We know that a Möbius strip can be constructed as follow: $$M\cong \frac{\Bbb S^1\times \Bbb S^1}{\Bbb Z_2},$$ where $\Bbb Z_2$ act by permutation. So I think that it is possible represent each point of $M$ by $4$-tuple $(x_1,y_1,x_2,y_2)$ (see this post for $3$-tuple case).
How to find this parametric representation of Möbius strip?
We have two kinds of Möbius strips.
Let $[0,1]\times[0,1]=\{(s,t)\mid 0\leq s,t\leq 1\}$. Then the quotient space $([0,1]\times[0,1])/\sim$ is a Möbius strip, where $(s,0)\sim(1-s,1)$.
Let $S^1\times S^1=\{(e^{2\pi is},e^{2\pi it}) \mid 0\leq s,t\leq 1\}$ be a torus. Then the quotient space $(S^1\times S^1)/\sim$ is a Möbius strip, where $(e^{2\pi is},e^{2\pi it})\sim(e^{2\pi it},e^{2\pi is})$.
[Reference] The accepted answer of "Orbit space of torus homeomorphic to mobius strip"
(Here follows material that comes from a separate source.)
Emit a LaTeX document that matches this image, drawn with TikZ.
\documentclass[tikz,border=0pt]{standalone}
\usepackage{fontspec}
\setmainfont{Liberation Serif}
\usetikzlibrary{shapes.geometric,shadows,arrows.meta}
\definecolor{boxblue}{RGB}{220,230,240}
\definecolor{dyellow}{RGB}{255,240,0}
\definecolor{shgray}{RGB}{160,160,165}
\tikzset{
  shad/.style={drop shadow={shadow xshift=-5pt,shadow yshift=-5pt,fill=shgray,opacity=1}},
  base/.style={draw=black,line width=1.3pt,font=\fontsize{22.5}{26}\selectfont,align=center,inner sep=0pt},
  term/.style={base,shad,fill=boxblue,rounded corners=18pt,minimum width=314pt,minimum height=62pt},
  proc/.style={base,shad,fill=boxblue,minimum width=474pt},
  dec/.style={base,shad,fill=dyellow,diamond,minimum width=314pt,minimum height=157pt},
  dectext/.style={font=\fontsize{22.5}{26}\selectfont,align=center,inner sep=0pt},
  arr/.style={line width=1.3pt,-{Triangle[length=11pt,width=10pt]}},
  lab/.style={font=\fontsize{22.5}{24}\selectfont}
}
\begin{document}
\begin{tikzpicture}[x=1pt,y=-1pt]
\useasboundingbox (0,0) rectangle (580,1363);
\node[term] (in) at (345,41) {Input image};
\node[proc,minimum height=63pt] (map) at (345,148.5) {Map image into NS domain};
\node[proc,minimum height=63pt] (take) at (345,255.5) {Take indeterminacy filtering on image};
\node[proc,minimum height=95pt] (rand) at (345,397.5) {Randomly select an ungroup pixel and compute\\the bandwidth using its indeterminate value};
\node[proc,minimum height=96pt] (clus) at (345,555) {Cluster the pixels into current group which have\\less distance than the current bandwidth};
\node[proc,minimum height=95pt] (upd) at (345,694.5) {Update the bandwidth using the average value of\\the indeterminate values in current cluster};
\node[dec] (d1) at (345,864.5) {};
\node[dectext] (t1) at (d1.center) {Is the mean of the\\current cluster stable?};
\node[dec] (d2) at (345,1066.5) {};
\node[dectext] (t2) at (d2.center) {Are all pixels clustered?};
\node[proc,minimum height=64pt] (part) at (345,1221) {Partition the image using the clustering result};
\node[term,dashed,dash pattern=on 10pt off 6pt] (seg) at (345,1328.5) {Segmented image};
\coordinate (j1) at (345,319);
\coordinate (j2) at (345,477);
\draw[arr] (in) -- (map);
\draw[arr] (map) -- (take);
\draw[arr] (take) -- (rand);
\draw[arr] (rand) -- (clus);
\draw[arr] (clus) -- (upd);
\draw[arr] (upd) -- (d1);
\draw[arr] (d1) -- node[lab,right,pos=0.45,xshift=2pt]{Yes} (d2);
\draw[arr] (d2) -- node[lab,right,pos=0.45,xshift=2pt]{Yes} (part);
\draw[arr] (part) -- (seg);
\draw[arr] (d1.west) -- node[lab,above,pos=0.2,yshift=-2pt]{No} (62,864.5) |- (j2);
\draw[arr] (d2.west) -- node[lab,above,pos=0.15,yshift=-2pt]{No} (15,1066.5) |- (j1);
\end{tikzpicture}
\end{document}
We want to find a parametrization $f\colon [0,1]\times[0,1]\to(S^1\times S^1)/\sim$ with two variables $(s,t)\in[0,1]\times[0,1]$.
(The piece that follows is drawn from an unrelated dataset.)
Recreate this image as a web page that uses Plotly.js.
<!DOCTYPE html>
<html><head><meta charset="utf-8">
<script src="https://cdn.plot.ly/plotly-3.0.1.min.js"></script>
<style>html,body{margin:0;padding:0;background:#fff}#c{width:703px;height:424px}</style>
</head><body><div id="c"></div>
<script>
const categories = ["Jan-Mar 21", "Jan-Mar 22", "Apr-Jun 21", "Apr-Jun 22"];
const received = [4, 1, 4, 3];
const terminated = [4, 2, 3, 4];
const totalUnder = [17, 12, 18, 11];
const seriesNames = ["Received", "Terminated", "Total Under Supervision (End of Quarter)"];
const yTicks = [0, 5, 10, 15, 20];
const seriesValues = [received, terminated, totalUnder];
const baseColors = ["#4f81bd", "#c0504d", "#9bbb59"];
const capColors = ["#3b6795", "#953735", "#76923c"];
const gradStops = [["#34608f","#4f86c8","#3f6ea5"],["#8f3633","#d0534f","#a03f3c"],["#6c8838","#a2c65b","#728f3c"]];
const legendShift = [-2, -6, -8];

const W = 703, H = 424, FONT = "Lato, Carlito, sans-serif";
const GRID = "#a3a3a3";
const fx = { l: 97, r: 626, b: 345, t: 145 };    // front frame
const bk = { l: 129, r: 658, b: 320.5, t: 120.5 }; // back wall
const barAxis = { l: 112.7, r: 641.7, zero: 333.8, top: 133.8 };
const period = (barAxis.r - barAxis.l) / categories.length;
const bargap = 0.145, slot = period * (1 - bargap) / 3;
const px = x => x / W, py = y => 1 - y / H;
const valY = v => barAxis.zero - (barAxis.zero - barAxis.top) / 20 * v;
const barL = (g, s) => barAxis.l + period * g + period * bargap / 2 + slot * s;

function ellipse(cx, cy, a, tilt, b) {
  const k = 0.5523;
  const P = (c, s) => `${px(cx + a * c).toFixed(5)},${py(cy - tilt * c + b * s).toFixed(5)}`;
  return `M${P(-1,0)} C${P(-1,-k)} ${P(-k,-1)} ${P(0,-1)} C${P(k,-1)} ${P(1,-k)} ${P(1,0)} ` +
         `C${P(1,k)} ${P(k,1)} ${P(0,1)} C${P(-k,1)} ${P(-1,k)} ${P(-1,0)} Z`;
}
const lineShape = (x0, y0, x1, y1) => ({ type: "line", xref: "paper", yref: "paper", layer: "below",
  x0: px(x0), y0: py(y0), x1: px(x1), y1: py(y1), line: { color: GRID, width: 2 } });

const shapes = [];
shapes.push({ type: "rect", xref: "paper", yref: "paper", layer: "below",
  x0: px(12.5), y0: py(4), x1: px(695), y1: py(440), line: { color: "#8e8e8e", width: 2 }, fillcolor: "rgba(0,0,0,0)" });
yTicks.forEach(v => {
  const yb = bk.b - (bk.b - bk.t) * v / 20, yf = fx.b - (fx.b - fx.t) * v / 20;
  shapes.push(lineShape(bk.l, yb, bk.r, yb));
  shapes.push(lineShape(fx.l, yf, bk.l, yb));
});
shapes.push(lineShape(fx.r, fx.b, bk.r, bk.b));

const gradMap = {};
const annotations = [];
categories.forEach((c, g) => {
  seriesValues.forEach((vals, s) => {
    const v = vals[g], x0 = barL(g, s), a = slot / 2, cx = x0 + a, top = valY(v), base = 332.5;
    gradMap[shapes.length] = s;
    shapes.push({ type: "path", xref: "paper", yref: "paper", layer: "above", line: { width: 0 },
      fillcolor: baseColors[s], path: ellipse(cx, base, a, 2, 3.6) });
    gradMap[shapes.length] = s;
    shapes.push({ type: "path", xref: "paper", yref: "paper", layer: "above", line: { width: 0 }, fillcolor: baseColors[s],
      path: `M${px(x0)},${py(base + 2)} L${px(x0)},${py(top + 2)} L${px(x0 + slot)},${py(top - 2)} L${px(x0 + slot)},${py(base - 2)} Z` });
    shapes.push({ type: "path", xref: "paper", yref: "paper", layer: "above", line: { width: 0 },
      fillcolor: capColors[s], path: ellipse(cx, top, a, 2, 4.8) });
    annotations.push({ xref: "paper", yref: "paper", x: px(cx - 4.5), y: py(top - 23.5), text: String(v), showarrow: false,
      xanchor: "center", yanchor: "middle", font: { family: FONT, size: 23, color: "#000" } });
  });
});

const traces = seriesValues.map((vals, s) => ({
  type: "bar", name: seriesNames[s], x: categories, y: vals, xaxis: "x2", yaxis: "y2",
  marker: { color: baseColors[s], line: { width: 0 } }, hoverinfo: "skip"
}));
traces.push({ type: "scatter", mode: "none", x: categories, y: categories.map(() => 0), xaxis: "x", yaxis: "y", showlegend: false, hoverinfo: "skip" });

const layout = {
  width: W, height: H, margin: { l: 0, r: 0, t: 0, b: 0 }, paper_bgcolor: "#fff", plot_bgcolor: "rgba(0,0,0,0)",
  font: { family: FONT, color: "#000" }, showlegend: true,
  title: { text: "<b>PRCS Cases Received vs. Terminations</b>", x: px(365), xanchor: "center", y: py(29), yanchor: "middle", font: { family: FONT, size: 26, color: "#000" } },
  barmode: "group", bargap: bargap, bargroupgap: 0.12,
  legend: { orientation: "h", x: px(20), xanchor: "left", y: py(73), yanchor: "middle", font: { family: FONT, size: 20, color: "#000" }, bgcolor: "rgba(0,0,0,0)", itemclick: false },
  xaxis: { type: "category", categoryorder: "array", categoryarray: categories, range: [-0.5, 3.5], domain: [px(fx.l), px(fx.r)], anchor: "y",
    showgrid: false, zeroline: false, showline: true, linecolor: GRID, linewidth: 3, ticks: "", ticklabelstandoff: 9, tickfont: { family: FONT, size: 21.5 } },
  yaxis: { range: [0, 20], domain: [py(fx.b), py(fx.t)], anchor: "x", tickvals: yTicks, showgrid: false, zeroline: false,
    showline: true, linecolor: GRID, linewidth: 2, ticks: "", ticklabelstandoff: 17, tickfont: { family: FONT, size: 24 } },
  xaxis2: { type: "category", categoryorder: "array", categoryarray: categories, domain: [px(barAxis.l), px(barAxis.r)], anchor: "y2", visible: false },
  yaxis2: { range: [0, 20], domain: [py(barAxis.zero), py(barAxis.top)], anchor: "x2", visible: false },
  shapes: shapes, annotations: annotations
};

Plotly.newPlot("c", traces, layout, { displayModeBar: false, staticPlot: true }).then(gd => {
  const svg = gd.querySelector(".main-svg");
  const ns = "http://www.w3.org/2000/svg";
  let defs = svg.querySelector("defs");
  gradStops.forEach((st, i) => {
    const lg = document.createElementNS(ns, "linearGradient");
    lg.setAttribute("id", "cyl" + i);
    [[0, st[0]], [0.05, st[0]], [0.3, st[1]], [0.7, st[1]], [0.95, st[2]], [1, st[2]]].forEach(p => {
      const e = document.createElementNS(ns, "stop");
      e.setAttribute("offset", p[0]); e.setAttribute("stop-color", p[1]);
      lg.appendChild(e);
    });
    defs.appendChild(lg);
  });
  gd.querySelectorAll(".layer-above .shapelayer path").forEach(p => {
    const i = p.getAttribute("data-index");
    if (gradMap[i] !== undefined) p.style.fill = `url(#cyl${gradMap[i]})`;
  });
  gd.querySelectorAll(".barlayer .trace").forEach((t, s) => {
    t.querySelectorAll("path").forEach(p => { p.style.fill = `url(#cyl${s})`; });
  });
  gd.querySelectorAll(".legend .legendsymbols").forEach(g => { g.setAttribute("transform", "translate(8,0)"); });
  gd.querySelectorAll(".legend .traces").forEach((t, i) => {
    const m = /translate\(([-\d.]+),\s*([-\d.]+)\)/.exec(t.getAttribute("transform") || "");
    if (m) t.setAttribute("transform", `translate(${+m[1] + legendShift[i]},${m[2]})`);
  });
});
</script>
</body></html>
At first define $f_1\colon [0,1-t]\times[0,1]\to S^1\times S^1$ and $f_2\colon [1-t,1]\times[0,1]\to S^1\times S^1$ by $$ \begin{cases} f_1(s,t)=\left( e^{\pi i(1-t+s)}, e^{\pi i(1-t-s)} \right), & \text{$0\leq s\leq 1-t$} \\ f_2(s,t)=\left( e^{\pi i(3-t-s)}, e^{\pi i(1-t+s)} \right), & \text{$1-t\leq s\leq1$} \end{cases} \tag{*} $$
Then $f_1(1-t,t)=(e^{2\pi i(1-t)},1)\sim(1,e^{2\pi i(1-t)})=f_2(1-t,t)$. Attaching $f_1$ and $f_2$ along the line $s=1-t$ we have a continuous surjection $$ f\colon [0,1]\times[0,1] \to (S^1\times S^1)/\sim $$
Moreover, $f$ induces a homeomorphism between the two Möbius strips $$ \tilde f\colon ([0,1]\times[0,1])/\sim \, \to (S^1\times S^1)/\sim $$ since for all $0\leq s\leq1$, $$ f(s,0) = f_1(s,0) = (e^{\pi i(1+s)},e^{\pi i(1-s)}) = f_2(1-s,1) = f(1-s,1) $$
We can rewrite the parametrization (*) with 4-tuples as follows: $$ \begin{align*} f(s,t)=f_1(s,t) = \bigl( &\cos\bigl[\pi(1-t+s)\bigr], \sin\bigl[\pi(1-t+s)\bigr], \\ &\cos\bigl[\pi(1-t-s)\bigr], \sin\bigl[\pi(1-t-s)\bigr] \bigr) \end{align*} $$ for $0\leq s\leq 1-t$, and $$ \begin{align*} f(s,t)=f_2(s,t) = \bigl( &\cos\bigl[\pi(1-t-s)\bigr], \sin\bigl[\pi(1-t-s)\bigr], \\ &\cos\bigl[\pi(1-t+s)\bigr], \sin\bigl[\pi(1-t+s)\bigr] \bigr) \end{align*} $$ for $1-t\leq s\leq 1$.
Note that $f_1(s,t)$ is the same as $f_2(s,t)$ in the quotient space $(S^1\times S^1)/\sim$.